1992年2月17日(月)
見直される社内報

セミナー大盛況
全員が編集参加の企業も

活性化へ役割ぐんと大きく
 「社内報こそ、企業活性化の重要な手段のひとつ」として、その編集に大きなウエートを置く企業が、最近、目立って増えている。会員企業向けに、社内報作りのノウハウを提供している日経連社内報センターによると、会員企業数が昨年は72社も純増、同センター主催の社内報セミナーも、毎回、満員の盛況というのだ。かつては不景気の際、経費削減のターゲットとされた社内報だが、今や、その出来具合が、トップの最大関心事の一つとなっている。

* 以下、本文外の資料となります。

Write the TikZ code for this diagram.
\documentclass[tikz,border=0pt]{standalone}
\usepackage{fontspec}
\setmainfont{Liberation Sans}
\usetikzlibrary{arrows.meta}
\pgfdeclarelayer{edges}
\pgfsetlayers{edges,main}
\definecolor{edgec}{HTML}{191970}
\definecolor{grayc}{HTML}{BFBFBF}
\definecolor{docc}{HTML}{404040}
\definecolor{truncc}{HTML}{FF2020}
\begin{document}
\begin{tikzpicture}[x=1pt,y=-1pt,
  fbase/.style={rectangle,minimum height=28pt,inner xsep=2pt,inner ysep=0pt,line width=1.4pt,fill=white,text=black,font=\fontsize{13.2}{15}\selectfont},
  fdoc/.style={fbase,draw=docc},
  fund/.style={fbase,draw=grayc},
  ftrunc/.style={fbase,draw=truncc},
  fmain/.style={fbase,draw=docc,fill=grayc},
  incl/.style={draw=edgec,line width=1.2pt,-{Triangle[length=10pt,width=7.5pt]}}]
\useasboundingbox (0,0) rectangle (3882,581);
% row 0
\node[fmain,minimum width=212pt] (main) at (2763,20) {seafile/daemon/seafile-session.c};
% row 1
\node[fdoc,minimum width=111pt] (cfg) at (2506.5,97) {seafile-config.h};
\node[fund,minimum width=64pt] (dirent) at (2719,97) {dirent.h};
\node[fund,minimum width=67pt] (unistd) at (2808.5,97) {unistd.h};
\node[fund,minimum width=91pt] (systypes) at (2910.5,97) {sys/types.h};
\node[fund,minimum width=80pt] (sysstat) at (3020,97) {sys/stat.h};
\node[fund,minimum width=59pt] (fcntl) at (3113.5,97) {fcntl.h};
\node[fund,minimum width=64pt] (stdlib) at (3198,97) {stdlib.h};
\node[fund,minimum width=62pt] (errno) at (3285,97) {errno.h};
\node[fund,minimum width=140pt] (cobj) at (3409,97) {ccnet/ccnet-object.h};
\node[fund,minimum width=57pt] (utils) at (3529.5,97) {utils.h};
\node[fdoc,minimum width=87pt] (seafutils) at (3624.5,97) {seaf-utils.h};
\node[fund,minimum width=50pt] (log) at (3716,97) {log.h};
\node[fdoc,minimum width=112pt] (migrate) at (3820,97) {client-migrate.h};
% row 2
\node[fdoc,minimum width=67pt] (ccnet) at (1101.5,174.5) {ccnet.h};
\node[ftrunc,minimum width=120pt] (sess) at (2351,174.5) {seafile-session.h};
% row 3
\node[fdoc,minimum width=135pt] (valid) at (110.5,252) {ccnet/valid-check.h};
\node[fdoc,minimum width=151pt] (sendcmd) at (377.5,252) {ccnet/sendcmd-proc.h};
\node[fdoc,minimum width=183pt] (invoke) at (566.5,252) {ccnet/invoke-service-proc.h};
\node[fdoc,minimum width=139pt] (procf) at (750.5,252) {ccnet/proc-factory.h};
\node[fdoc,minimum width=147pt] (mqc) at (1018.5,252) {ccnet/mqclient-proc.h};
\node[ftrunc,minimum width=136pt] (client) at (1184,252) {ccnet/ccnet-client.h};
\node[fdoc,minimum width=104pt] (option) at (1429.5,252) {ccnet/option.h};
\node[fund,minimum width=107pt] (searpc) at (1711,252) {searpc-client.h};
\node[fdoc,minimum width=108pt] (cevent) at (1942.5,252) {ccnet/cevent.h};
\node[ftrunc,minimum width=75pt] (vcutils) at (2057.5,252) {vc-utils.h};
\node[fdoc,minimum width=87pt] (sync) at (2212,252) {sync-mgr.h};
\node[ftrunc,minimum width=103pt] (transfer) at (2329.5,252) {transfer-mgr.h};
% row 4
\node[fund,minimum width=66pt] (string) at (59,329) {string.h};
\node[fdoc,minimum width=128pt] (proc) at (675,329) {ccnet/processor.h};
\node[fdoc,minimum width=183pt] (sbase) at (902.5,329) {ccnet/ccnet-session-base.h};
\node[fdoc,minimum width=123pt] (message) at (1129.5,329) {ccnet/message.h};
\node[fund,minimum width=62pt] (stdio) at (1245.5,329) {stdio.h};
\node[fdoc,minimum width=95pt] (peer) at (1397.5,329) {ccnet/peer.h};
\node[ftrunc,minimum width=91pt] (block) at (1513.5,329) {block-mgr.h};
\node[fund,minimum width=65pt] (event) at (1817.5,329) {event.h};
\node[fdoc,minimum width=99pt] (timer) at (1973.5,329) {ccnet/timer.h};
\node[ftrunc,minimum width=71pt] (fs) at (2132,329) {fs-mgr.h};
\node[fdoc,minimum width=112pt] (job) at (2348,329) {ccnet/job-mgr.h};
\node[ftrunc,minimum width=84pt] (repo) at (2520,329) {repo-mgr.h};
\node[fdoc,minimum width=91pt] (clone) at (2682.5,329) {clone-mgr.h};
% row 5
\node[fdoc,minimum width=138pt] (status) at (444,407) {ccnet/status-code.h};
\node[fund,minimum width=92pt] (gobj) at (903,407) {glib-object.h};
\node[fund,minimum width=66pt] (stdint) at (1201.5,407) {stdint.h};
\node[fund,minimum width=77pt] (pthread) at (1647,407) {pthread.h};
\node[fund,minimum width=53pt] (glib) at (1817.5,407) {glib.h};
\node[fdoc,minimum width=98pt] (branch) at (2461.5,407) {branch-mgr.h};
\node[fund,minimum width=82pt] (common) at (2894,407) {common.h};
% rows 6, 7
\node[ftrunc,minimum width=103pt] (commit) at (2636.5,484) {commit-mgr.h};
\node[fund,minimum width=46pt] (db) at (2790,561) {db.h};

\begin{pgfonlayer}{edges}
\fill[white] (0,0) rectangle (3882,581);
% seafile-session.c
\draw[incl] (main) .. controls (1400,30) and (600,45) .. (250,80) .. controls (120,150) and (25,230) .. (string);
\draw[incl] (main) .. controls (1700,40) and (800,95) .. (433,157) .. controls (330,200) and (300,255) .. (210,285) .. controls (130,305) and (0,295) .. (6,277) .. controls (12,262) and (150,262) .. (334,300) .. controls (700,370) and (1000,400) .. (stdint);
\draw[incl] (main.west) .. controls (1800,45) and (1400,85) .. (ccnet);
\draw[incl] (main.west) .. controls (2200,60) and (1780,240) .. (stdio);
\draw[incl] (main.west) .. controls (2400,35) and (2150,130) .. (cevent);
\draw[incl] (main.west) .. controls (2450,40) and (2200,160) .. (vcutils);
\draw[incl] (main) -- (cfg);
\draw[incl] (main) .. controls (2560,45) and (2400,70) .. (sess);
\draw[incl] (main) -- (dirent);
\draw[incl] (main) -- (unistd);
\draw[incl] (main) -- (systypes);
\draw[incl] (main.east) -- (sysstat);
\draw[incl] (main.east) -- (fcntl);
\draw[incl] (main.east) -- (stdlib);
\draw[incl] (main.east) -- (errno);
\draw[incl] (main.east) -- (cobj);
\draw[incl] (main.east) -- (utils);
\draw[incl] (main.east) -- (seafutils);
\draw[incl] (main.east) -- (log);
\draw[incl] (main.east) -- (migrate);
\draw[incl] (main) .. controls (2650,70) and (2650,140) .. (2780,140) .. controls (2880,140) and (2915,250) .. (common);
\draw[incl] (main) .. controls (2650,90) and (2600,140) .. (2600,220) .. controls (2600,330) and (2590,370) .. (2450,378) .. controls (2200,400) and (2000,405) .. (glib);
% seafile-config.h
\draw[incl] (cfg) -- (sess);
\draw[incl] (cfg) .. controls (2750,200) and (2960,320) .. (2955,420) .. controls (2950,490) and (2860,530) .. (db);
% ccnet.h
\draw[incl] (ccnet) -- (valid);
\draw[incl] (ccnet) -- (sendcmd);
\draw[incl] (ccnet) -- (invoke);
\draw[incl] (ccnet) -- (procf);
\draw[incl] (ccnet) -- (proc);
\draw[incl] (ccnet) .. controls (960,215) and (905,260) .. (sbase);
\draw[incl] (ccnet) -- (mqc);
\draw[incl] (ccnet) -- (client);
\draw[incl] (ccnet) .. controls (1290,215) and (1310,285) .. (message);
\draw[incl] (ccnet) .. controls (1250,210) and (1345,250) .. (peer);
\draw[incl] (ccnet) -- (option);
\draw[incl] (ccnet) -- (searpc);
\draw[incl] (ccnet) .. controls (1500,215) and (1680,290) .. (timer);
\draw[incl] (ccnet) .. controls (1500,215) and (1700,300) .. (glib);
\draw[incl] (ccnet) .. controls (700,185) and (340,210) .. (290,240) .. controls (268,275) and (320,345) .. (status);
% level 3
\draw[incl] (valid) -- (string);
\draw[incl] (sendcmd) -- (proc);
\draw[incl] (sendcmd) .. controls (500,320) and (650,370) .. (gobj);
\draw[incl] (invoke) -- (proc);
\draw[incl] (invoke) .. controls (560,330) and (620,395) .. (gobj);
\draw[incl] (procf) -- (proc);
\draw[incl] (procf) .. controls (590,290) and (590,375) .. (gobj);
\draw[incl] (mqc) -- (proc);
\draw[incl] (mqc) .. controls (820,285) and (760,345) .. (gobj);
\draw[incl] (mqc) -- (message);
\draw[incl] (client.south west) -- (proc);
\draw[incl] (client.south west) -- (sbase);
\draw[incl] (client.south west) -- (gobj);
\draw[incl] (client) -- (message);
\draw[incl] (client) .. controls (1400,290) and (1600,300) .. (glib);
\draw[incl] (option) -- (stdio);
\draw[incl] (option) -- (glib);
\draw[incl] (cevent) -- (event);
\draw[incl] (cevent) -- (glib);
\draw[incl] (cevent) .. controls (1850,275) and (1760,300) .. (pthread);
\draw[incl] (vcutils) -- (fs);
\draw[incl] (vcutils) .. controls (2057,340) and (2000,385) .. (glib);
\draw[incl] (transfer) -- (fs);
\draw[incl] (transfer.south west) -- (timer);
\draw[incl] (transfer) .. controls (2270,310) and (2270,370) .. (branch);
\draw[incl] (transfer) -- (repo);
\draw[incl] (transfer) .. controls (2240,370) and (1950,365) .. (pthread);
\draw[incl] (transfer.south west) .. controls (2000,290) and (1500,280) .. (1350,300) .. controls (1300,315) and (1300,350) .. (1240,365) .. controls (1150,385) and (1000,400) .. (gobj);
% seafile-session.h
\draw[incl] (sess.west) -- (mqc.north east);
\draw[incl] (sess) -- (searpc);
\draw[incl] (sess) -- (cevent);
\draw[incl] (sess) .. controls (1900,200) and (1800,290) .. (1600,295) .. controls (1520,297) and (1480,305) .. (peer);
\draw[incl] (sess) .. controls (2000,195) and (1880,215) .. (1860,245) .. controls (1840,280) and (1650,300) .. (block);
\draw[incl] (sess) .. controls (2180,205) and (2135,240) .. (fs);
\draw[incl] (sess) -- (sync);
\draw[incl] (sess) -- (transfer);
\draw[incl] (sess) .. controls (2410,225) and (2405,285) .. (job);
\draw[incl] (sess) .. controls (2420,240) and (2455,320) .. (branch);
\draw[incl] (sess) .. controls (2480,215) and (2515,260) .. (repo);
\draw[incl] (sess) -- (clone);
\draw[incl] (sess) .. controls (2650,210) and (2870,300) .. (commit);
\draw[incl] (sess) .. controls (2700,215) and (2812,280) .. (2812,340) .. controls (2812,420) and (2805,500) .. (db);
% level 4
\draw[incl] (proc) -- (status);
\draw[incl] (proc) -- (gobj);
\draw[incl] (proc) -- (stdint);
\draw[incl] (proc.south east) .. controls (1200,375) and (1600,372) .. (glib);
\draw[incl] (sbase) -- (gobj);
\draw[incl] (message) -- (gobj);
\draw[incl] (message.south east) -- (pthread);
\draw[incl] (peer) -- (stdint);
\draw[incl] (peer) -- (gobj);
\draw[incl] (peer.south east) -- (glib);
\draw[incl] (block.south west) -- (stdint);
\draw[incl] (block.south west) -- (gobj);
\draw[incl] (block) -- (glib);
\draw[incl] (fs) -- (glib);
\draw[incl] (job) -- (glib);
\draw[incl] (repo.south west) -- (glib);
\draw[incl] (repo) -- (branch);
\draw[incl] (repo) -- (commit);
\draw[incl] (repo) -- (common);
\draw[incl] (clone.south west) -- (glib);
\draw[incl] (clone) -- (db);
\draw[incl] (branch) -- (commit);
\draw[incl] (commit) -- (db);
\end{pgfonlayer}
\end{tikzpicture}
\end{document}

 最近の社内報ブームについて、同センターの宇野勝彦主幹は次のように分析する。「企業の経営多角化が進み、その全体像が見えにくくなっている今、社員が目標に対して結集するには、社内情報を、より積極的に流すことが大事なのです」
 とはいえ、情報過多の時代。社員に社内報への関心を持たせ、読ませるのは並大抵のことではない。
 建築資材メーカーの「田島ルーフィング」(本社・足立区小台)。社内報の分野では、コンクールの受賞常連会社として名をはせている。
 同社の社内報「和」の編集に携わる18人の編集委員は、2年生以上の社員全員が対象だ。任期は1、2年で、半数が毎年入れ替わり、500人の全社員の約半数が、すでに編集委員を経験しているという。
 メーカーのため、工場、研究所、営業など、勤務時間内は余裕のない職場が多く、編集委員は時間外に取材、執筆をこなす。しかし、編集長の安藤浩総務課長は「このやり方だと、いやが上にも社内報への関心が高まる。それに、編集委員をやれば、社内にシンパのアンテナを張りめぐらせることが出来、必ず自分のためにもなる」と、全員編集の効果に胸を張る。
 一方、社内報作りのパイオニアを自他ともに許す日本航空。広報部の久恒啓一課長は、「社内広報が経営に大きく影響する時代。よその部が何をやっているのかわからないようでは、他社との競争どころじゃありませんからね」と、社内広報の重要性を力説する。
 同社では、社内のコミュニケーション作りに重点を置く月刊「おおぞら」に加え、4年前からインフォメーションを主体とする「おおぞらウィークリー」の発行を始めた。「新聞よりも先に速報するのがモットー」と久恒課長。刷り上がった「おおぞらウィークリー」は、直ちに国内はもとより、全世界の事業所にFAX送信される。
 各社の最近の社内報で特徴的なのは、写真、イラスト、グラフ、漫画などをふんだんに使い、若い人の感性に訴えるビジュアルな紙面作りになってきたこと。
 だが、それにも増して社内報のクオリティーを決定づけるのが企画力。編集陣たちは、社会の動向に目を光らせ、それを敏感に反映させた特集を組む。最近は、環境問題、社会貢献活動、メセナなどが、こぞって取り上げられている。
 「活気のある社内報を作っている企業は、必ず業績もいい。つまり、社内報を見れば、その会社がわかる」と宇野主幹は断言するのだ。